## [Dataset excerpt]
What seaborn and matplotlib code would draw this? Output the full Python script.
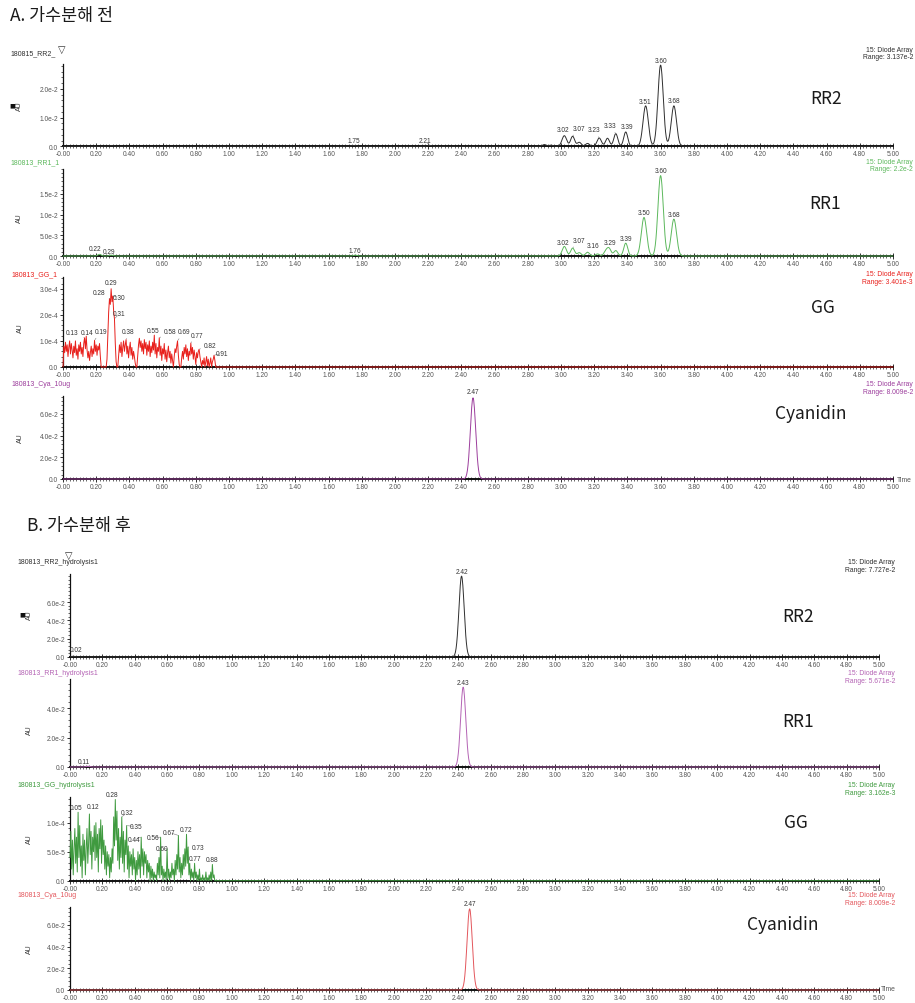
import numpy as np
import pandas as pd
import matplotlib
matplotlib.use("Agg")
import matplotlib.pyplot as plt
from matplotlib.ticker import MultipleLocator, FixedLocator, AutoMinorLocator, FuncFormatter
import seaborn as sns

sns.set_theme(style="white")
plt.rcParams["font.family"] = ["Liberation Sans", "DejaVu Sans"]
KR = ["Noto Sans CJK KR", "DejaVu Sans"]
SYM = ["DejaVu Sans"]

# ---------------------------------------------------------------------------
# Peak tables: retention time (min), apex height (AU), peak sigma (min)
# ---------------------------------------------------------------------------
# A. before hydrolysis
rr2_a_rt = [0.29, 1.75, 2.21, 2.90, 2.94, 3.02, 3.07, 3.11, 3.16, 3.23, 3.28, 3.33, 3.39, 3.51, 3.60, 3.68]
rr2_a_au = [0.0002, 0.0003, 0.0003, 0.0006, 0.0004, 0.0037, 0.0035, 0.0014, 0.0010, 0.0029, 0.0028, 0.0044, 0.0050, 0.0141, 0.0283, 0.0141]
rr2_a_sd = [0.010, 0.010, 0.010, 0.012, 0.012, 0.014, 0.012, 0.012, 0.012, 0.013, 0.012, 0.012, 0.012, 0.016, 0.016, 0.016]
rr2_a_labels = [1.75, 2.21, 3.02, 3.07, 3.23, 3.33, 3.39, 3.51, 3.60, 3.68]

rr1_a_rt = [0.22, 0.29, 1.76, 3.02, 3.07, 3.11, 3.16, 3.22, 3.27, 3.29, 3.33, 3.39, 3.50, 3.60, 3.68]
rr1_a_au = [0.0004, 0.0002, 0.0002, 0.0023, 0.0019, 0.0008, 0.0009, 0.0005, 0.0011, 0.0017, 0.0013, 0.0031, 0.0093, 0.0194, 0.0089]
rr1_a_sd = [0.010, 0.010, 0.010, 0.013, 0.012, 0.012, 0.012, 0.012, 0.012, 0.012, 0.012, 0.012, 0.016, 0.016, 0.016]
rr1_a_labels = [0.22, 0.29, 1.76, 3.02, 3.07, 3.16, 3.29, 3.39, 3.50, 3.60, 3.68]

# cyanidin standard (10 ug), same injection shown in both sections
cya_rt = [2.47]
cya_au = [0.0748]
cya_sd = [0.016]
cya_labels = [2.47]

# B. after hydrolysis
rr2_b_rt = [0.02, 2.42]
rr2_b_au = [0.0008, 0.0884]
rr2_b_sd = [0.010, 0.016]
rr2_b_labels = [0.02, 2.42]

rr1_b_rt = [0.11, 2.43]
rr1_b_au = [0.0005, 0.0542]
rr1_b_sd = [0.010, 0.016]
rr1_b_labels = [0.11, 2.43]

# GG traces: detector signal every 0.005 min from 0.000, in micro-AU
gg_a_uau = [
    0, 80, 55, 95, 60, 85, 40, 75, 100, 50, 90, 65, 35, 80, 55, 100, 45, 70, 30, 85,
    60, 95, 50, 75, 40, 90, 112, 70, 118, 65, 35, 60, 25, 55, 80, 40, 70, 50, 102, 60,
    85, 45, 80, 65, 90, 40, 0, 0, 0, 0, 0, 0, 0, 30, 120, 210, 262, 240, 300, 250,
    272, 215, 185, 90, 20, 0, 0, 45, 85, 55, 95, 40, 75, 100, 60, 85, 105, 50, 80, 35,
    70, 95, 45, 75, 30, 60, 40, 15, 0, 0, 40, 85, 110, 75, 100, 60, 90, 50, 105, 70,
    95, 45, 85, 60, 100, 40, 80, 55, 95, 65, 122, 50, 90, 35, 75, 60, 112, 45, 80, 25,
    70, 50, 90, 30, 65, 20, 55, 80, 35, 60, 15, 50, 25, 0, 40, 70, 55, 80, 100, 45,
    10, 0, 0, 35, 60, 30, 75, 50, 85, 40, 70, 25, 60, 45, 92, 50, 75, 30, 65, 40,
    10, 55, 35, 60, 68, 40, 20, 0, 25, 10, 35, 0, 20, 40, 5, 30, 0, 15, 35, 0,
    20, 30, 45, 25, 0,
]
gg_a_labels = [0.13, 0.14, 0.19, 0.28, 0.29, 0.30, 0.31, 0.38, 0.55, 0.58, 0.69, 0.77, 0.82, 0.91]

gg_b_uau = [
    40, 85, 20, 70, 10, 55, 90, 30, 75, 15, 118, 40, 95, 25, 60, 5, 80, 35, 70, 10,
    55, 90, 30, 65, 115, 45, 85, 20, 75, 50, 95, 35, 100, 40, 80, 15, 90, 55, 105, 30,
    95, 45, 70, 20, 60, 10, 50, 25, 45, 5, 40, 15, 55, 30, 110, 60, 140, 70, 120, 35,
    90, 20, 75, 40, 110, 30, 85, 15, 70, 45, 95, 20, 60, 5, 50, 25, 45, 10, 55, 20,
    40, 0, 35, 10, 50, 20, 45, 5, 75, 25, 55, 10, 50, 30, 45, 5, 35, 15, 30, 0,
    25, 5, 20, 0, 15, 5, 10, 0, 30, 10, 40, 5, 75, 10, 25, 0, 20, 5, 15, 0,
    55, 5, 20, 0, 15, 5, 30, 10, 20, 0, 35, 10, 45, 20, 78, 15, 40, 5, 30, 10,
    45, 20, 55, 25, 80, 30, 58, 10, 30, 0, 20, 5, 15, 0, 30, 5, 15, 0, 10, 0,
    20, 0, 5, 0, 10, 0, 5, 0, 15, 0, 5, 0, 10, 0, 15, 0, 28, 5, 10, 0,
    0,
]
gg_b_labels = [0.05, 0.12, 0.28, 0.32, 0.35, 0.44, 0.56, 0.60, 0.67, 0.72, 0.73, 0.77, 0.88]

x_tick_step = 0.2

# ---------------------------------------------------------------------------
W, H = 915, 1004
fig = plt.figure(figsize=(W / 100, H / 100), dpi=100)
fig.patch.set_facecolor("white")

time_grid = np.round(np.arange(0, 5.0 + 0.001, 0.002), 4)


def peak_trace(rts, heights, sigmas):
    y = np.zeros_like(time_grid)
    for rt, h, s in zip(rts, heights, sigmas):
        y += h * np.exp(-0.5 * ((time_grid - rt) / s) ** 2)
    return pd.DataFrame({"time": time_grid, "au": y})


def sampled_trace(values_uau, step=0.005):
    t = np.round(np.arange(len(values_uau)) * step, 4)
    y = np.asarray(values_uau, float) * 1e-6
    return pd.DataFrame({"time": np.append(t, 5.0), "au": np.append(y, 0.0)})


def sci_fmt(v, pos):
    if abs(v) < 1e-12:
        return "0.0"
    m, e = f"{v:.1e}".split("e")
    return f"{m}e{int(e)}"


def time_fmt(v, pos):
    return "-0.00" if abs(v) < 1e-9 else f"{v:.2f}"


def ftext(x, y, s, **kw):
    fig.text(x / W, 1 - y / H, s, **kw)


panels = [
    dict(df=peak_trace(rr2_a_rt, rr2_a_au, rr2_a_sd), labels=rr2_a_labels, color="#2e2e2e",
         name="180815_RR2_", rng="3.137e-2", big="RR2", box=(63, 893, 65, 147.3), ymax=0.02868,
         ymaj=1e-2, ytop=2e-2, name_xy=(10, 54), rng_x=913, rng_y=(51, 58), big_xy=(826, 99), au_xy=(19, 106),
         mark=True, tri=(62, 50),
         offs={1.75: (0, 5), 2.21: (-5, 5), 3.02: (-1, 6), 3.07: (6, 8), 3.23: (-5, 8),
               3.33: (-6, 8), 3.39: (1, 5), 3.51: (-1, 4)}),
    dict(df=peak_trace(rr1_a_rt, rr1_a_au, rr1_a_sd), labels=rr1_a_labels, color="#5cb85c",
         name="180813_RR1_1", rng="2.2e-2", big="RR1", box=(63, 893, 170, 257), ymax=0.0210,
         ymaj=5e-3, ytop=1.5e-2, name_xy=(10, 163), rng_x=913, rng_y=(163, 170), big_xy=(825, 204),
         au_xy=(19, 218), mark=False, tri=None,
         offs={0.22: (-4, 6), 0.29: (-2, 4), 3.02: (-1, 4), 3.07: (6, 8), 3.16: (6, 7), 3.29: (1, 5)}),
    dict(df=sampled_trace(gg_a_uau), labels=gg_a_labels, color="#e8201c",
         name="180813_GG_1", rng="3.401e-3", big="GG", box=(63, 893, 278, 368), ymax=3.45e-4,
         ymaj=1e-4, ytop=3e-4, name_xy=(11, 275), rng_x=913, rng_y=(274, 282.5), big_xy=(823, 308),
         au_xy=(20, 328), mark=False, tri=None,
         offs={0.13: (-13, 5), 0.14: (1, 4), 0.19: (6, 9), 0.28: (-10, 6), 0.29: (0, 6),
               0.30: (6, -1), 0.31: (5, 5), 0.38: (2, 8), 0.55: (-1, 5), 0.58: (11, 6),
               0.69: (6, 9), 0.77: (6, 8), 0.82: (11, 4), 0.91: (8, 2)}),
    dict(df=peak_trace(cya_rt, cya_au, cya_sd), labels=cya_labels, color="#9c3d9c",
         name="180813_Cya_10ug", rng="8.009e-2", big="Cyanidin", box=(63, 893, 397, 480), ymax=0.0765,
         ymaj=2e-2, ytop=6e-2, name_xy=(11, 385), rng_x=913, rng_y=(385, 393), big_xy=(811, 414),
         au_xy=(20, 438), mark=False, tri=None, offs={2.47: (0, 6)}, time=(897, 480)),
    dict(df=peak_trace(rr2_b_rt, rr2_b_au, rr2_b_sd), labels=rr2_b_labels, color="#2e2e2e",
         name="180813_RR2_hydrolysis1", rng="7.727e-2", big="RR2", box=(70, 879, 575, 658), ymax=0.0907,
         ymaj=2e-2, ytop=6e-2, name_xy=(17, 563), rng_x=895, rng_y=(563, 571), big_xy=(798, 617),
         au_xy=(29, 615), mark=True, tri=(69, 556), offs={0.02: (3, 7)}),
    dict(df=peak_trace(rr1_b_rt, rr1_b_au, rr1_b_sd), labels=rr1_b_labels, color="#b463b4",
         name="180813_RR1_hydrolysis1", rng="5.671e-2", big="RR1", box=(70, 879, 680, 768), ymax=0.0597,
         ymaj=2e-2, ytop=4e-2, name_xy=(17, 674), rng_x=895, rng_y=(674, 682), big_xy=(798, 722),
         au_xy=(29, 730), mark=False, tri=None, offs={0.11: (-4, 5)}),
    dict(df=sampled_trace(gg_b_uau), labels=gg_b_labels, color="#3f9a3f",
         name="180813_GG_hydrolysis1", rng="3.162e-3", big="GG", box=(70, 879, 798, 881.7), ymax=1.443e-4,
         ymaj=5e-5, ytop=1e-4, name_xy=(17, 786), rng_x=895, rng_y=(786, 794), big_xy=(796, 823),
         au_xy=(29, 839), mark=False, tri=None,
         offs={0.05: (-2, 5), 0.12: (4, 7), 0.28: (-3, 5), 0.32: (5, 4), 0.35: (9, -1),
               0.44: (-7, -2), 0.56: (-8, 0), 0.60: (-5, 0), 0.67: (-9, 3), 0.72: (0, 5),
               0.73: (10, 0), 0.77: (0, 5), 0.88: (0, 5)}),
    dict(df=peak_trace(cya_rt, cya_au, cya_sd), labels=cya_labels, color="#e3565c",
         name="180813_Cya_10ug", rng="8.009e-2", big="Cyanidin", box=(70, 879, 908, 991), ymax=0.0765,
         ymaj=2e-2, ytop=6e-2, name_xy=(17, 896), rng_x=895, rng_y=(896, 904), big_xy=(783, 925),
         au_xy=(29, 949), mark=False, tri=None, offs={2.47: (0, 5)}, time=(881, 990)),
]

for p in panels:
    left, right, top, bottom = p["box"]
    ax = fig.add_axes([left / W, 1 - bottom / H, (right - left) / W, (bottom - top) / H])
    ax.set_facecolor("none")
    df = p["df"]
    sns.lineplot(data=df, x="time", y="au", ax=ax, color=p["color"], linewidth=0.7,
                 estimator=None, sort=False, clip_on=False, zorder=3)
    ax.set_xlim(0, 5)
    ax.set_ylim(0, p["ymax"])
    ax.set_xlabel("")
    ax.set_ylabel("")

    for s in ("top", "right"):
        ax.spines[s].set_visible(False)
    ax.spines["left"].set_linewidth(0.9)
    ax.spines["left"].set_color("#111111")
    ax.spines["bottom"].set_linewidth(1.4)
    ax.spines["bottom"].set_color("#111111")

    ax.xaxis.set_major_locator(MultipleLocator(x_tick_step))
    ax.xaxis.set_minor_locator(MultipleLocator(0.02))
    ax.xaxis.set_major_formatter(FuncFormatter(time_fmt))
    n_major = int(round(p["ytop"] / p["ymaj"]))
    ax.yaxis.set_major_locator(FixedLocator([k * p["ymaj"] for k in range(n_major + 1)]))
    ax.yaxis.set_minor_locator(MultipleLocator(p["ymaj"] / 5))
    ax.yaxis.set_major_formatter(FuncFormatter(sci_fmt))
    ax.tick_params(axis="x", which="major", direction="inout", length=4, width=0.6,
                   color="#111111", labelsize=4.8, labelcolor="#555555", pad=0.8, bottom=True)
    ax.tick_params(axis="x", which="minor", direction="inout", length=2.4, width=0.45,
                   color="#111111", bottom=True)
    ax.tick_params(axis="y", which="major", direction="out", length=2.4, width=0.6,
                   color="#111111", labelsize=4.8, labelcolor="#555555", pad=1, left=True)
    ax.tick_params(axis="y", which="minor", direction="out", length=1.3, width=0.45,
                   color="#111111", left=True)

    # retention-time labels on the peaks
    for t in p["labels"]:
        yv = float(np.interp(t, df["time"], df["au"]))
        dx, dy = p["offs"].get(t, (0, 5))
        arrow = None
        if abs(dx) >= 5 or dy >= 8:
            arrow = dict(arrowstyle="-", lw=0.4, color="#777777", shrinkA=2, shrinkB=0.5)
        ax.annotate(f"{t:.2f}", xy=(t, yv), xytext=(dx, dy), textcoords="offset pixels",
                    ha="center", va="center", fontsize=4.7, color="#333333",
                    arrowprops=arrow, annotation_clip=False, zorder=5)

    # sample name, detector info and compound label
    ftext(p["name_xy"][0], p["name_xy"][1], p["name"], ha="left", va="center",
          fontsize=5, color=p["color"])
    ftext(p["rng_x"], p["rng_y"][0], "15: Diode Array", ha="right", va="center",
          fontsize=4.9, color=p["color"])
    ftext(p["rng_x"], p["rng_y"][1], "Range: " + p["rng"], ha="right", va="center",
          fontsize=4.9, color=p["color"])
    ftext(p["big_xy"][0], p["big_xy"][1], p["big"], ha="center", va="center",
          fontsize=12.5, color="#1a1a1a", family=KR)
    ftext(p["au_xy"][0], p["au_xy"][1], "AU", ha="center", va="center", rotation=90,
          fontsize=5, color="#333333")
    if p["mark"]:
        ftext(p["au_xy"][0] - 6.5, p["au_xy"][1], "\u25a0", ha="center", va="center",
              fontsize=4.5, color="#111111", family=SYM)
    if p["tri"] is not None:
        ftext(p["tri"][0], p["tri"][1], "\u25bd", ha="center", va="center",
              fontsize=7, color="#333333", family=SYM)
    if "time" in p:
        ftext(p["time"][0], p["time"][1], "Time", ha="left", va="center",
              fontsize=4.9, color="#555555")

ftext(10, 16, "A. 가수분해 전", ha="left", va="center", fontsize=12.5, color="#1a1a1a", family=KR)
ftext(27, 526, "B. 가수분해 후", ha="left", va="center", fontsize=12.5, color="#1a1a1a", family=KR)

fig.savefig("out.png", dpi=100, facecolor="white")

## [What is required]
Repeat, exactly and in full, each line from the start of the data to the line that contains "3.23, 3.33, 3.39, 3.51, 3.60, 3.68]". Pictures do not go in.

## [The solution]
What seaborn and matplotlib code would draw this? Output the full Python script.
import numpy as np
import pandas as pd
import matplotlib
matplotlib.use("Agg")
import matplotlib.pyplot as plt
from matplotlib.ticker import MultipleLocator, FixedLocator, AutoMinorLocator, FuncFormatter
import seaborn as sns

sns.set_theme(style="white")
plt.rcParams["font.family"] = ["Liberation Sans", "DejaVu Sans"]
KR = ["Noto Sans CJK KR", "DejaVu Sans"]
SYM = ["DejaVu Sans"]

# ---------------------------------------------------------------------------
# Peak tables: retention time (min), apex height (AU), peak sigma (min)
# ---------------------------------------------------------------------------
# A. before hydrolysis
rr2_a_rt = [0.29, 1.75, 2.21, 2.90, 2.94, 3.02, 3.07, 3.11, 3.16, 3.23, 3.28, 3.33, 3.39, 3.51, 3.60, 3.68]
rr2_a_au = [0.0002, 0.0003, 0.0003, 0.0006, 0.0004, 0.0037, 0.0035, 0.0014, 0.0010, 0.0029, 0.0028, 0.0044, 0.0050, 0.0141, 0.0283, 0.0141]
rr2_a_sd = [0.010, 0.010, 0.010, 0.012, 0.012, 0.014, 0.012, 0.012, 0.012, 0.013, 0.012, 0.012, 0.012, 0.016, 0.016, 0.016]
rr2_a_labels = [1.75, 2.21, 3.02, 3.07, 3.23, 3.33, 3.39, 3.51, 3.60, 3.68]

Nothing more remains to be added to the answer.